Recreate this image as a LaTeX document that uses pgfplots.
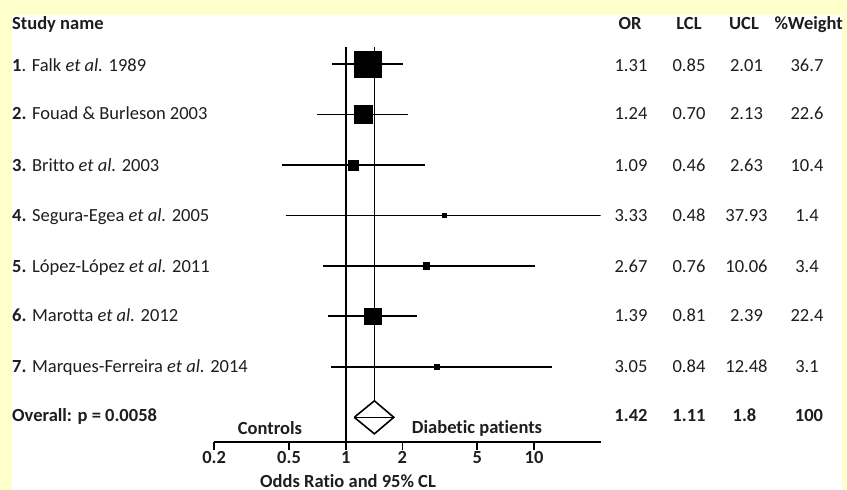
\documentclass[border=0pt]{standalone}
\usepackage{pgfplots}
\pgfplotsset{compat=1.18}
\usepackage{fontspec}
\setmainfont{Carlito}[Ligatures=NoCommon]
\definecolor{bgyellow}{RGB}{255,255,204}
\definecolor{txt}{RGB}{30,30,30}
\begin{document}
\begin{tikzpicture}
\fontsize{18.5bp}{21bp}\selectfont
\path[use as bounding box] (0bp,0bp) rectangle (847bp,-490bp);
\fill[bgyellow] (0bp,0bp) rectangle (847bp,-490bp);
\fill[white] (11.5bp,-15bp) rectangle (842bp,-490bp);
\begin{axis}[
  at={(214.1bp,-442.3bp)}, anchor=south west,
  scale only axis, width=386.6bp, height=395.3bp,
  xmode=log, xmin=0.2, xmax=22.6, ymin=-0.495, ymax=7.337,
  axis x line*=bottom, axis y line=none,
  x axis line style={-, line width=1.8bp, black},
  xtick={0.2,0.5,1,2,5,10}, xticklabels={0.2,0.5,1,2,5,10},
  minor xtick={},
  tick align=outside, major tick length=8bp,
  tick style={line width=1.8bp, black},
  xticklabel style={font=\fontsize{18.5bp}{21bp}\selectfont\bfseries, text=txt, inner sep=0pt, yshift=-1bp},
]
% reference lines
\addplot[black, line width=1.8bp] coordinates {(1,-0.495) (1,7.337)};
\addplot[black, line width=1.8bp] coordinates {(1.42,0.327) (1.42,7.337)};
% confidence intervals
\addplot[black, line width=1.8bp] coordinates {(0.85,7) (2.01,7)};
\addplot[black, line width=1.8bp] coordinates {(0.70,6) (2.13,6)};
\addplot[black, line width=1.8bp] coordinates {(0.46,5) (2.63,5)};
\addplot[black, line width=1.8bp] coordinates {(0.48,4) (37.93,4)};
\addplot[black, line width=1.8bp] coordinates {(0.76,3) (10.06,3)};
\addplot[black, line width=1.8bp] coordinates {(0.81,2) (2.39,2)};
\addplot[black, line width=1.8bp] coordinates {(0.84,1) (12.48,1)};
% point estimates (size ~ weight)
\addplot[only marks, mark=square*, mark size=13.3bp, black] coordinates {(1.31,7)};
\addplot[only marks, mark=square*, mark size=9bp, black] coordinates {(1.24,6)};
\addplot[only marks, mark=square*, mark size=5bp, black] coordinates {(1.09,5)};
\addplot[only marks, mark=square*, mark size=2bp, black] coordinates {(3.33,4)};
\addplot[only marks, mark=square*, mark size=3.3bp, black] coordinates {(2.67,3)};
\addplot[only marks, mark=square*, mark size=8.3bp, black] coordinates {(1.39,2)};
\addplot[only marks, mark=square*, mark size=2.7bp, black] coordinates {(3.05,1)};
% overall diamond
\addplot[fill=white, draw=black, line width=1.6bp] coordinates {(1.11,0) (1.42,0.327) (1.8,0) (1.42,-0.327) (1.11,0)};
\addplot[black, line width=1.6bp] coordinates {(1.11,0) (1.8,0)};
\end{axis}
\begin{scope}[x=1bp, y=1bp, every node/.style={inner sep=0pt, text=txt}]
\node[anchor=base west] at (12,-29) {\textbf{Study name}};
\node[anchor=base west] at (12,-71) {\textbf{1}. Falk \textit{et al.} 1989};
\node[anchor=base west] at (12,-119) {\textbf{2.} Fouad \& Burleson 2003};
\node[anchor=base west] at (12,-171) {\textbf{3.} Britto \textit{et al.} 2003};
\node[anchor=base west] at (12,-221) {\textbf{4.} Segura-Egea \textit{et al.} 2005};
\node[anchor=base west] at (12,-272.7) {\textbf{5.} López-López \textit{et al.} 2011};
\node[anchor=base west] at (12,-321.7) {\textbf{6.} Marotta \textit{et al.} 2012};
\node[anchor=base west] at (12,-372.7) {\textbf{7.} Marques-Ferreira \textit{et al.} 2014};
\node[anchor=base west] at (12,-421.7) {\textbf{Overall: p = 0.0058}};
\node[anchor=base] at (630,-29.3) {\textbf{OR}};
\node[anchor=base] at (689,-29.3) {\textbf{LCL}};
\node[anchor=base] at (744,-29.3) {\textbf{UCL}};
\node[anchor=base] at (808.7,-29.3) {\textbf{\%Weight}};
\foreach \y/\a/\b/\c/\d in {71/1.31/0.85/2.01/36.7, 119/1.24/0.70/2.13/22.6, 171/1.09/0.46/2.63/10.4, 221/3.33/0.48/37.93/1.4, 272.7/2.67/0.76/10.06/3.4, 321.7/1.39/0.81/2.39/22.4, 372.7/3.05/0.84/12.48/3.1}{
  \node[anchor=base] at (631,-\y) {\a};
  \node[anchor=base] at (689,-\y) {\b};
  \node[anchor=base] at (746.5,-\y) {\c};
  \node[anchor=base] at (807,-\y) {\d};
}
\node[anchor=base] at (631,-421.7) {\textbf{1.42}};
\node[anchor=base] at (689,-421.7) {\textbf{1.11}};
\node[anchor=base] at (744.5,-421.7) {\textbf{1.8}};
\node[anchor=base] at (809,-421.7) {\textbf{100}};
\node[anchor=base] at (270,-434) {\textbf{Controls}};
\node[anchor=base] at (477,-433.5) {\textbf{Diabetic patients}};
\node[anchor=base] at (348,-487) {\textbf{Odds Ratio and 95\% CL}};
\end{scope}
\end{tikzpicture}
\end{document}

※

> _INSTRUCTIONS TO FOLLOW_
Reproduce the material above verbatim; omit every picture.

> _WORKED ANSWER_
Recreate this image as a LaTeX document that uses pgfplots.
\documentclass[border=0pt]{standalone}
\usepackage{pgfplots}
\pgfplotsset{compat=1.18}
\usepackage{fontspec}
\setmainfont{Carlito}[Ligatures=NoCommon]
\definecolor{bgyellow}{RGB}{255,255,204}
\definecolor{txt}{RGB}{30,30,30}
\begin{document}
\begin{tikzpicture}
\fontsize{18.5bp}{21bp}\selectfont
\path[use as bounding box] (0bp,0bp) rectangle (847bp,-490bp);
\fill[bgyellow] (0bp,0bp) rectangle (847bp,-490bp);
\fill[white] (11.5bp,-15bp) rectangle (842bp,-490bp);
\begin{axis}[
  at={(214.1bp,-442.3bp)}, anchor=south west,
  scale only axis, width=386.6bp, height=395.3bp,
  xmode=log, xmin=0.2, xmax=22.6, ymin=-0.495, ymax=7.337,
  axis x line*=bottom, axis y line=none,
  x axis line style={-, line width=1.8bp, black},
  xtick={0.2,0.5,1,2,5,10}, xticklabels={0.2,0.5,1,2,5,10},
  minor xtick={},
  tick align=outside, major tick length=8bp,
  tick style={line width=1.8bp, black},
  xticklabel style={font=\fontsize{18.5bp}{21bp}\selectfont\bfseries, text=txt, inner sep=0pt, yshift=-1bp},
]
% reference lines
\addplot[black, line width=1.8bp] coordinates {(1,-0.495) (1,7.337)};
\addplot[black, line width=1.8bp] coordinates {(1.42,0.327) (1.42,7.337)};
% confidence intervals
\addplot[black, line width=1.8bp] coordinates {(0.85,7) (2.01,7)};
\addplot[black, line width=1.8bp] coordinates {(0.70,6) (2.13,6)};
\addplot[black, line width=1.8bp] coordinates {(0.46,5) (2.63,5)};
\addplot[black, line width=1.8bp] coordinates {(0.48,4) (37.93,4)};
\addplot[black, line width=1.8bp] coordinates {(0.76,3) (10.06,3)};
\addplot[black, line width=1.8bp] coordinates {(0.81,2) (2.39,2)};
\addplot[black, line width=1.8bp] coordinates {(0.84,1) (12.48,1)};
% point estimates (size ~ weight)
\addplot[only marks, mark=square*, mark size=13.3bp, black] coordinates {(1.31,7)};
\addplot[only marks, mark=square*, mark size=9bp, black] coordinates {(1.24,6)};
\addplot[only marks, mark=square*, mark size=5bp, black] coordinates {(1.09,5)};
\addplot[only marks, mark=square*, mark size=2bp, black] coordinates {(3.33,4)};
\addplot[only marks, mark=square*, mark size=3.3bp, black] coordinates {(2.67,3)};
\addplot[only marks, mark=square*, mark size=8.3bp, black] coordinates {(1.39,2)};
\addplot[only marks, mark=square*, mark size=2.7bp, black] coordinates {(3.05,1)};
% overall diamond
\addplot[fill=white, draw=black, line width=1.6bp] coordinates {(1.11,0) (1.42,0.327) (1.8,0) (1.42,-0.327) (1.11,0)};
\addplot[black, line width=1.6bp] coordinates {(1.11,0) (1.8,0)};
\end{axis}
\begin{scope}[x=1bp, y=1bp, every node/.style={inner sep=0pt, text=txt}]
\node[anchor=base west] at (12,-29) {\textbf{Study name}};
\node[anchor=base west] at (12,-71) {\textbf{1}. Falk \textit{et al.} 1989};
\node[anchor=base west] at (12,-119) {\textbf{2.} Fouad \& Burleson 2003};
\node[anchor=base west] at (12,-171) {\textbf{3.} Britto \textit{et al.} 2003};
\node[anchor=base west] at (12,-221) {\textbf{4.} Segura-Egea \textit{et al.} 2005};
\node[anchor=base west] at (12,-272.7) {\textbf{5.} López-López \textit{et al.} 2011};
\node[anchor=base west] at (12,-321.7) {\textbf{6.} Marotta \textit{et al.} 2012};
\node[anchor=base west] at (12,-372.7) {\textbf{7.} Marques-Ferreira \textit{et al.} 2014};
\node[anchor=base west] at (12,-421.7) {\textbf{Overall: p = 0.0058}};
\node[anchor=base] at (630,-29.3) {\textbf{OR}};
\node[anchor=base] at (689,-29.3) {\textbf{LCL}};
\node[anchor=base] at (744,-29.3) {\textbf{UCL}};
\node[anchor=base] at (808.7,-29.3) {\textbf{\%Weight}};
\foreach \y/\a/\b/\c/\d in {71/1.31/0.85/2.01/36.7, 119/1.24/0.70/2.13/22.6, 171/1.09/0.46/2.63/10.4, 221/3.33/0.48/37.93/1.4, 272.7/2.67/0.76/10.06/3.4, 321.7/1.39/0.81/2.39/22.4, 372.7/3.05/0.84/12.48/3.1}{
  \node[anchor=base] at (631,-\y) {\a};
  \node[anchor=base] at (689,-\y) {\b};
  \node[anchor=base] at (746.5,-\y) {\c};
  \node[anchor=base] at (807,-\y) {\d};
}
\node[anchor=base] at (631,-421.7) {\textbf{1.42}};
\node[anchor=base] at (689,-421.7) {\textbf{1.11}};
\node[anchor=base] at (744.5,-421.7) {\textbf{1.8}};
\node[anchor=base] at (809,-421.7) {\textbf{100}};
\node[anchor=base] at (270,-434) {\textbf{Controls}};
\node[anchor=base] at (477,-433.5) {\textbf{Diabetic patients}};
\node[anchor=base] at (348,-487) {\textbf{Odds Ratio and 95\% CL}};
\end{scope}
\end{tikzpicture}
\end{document}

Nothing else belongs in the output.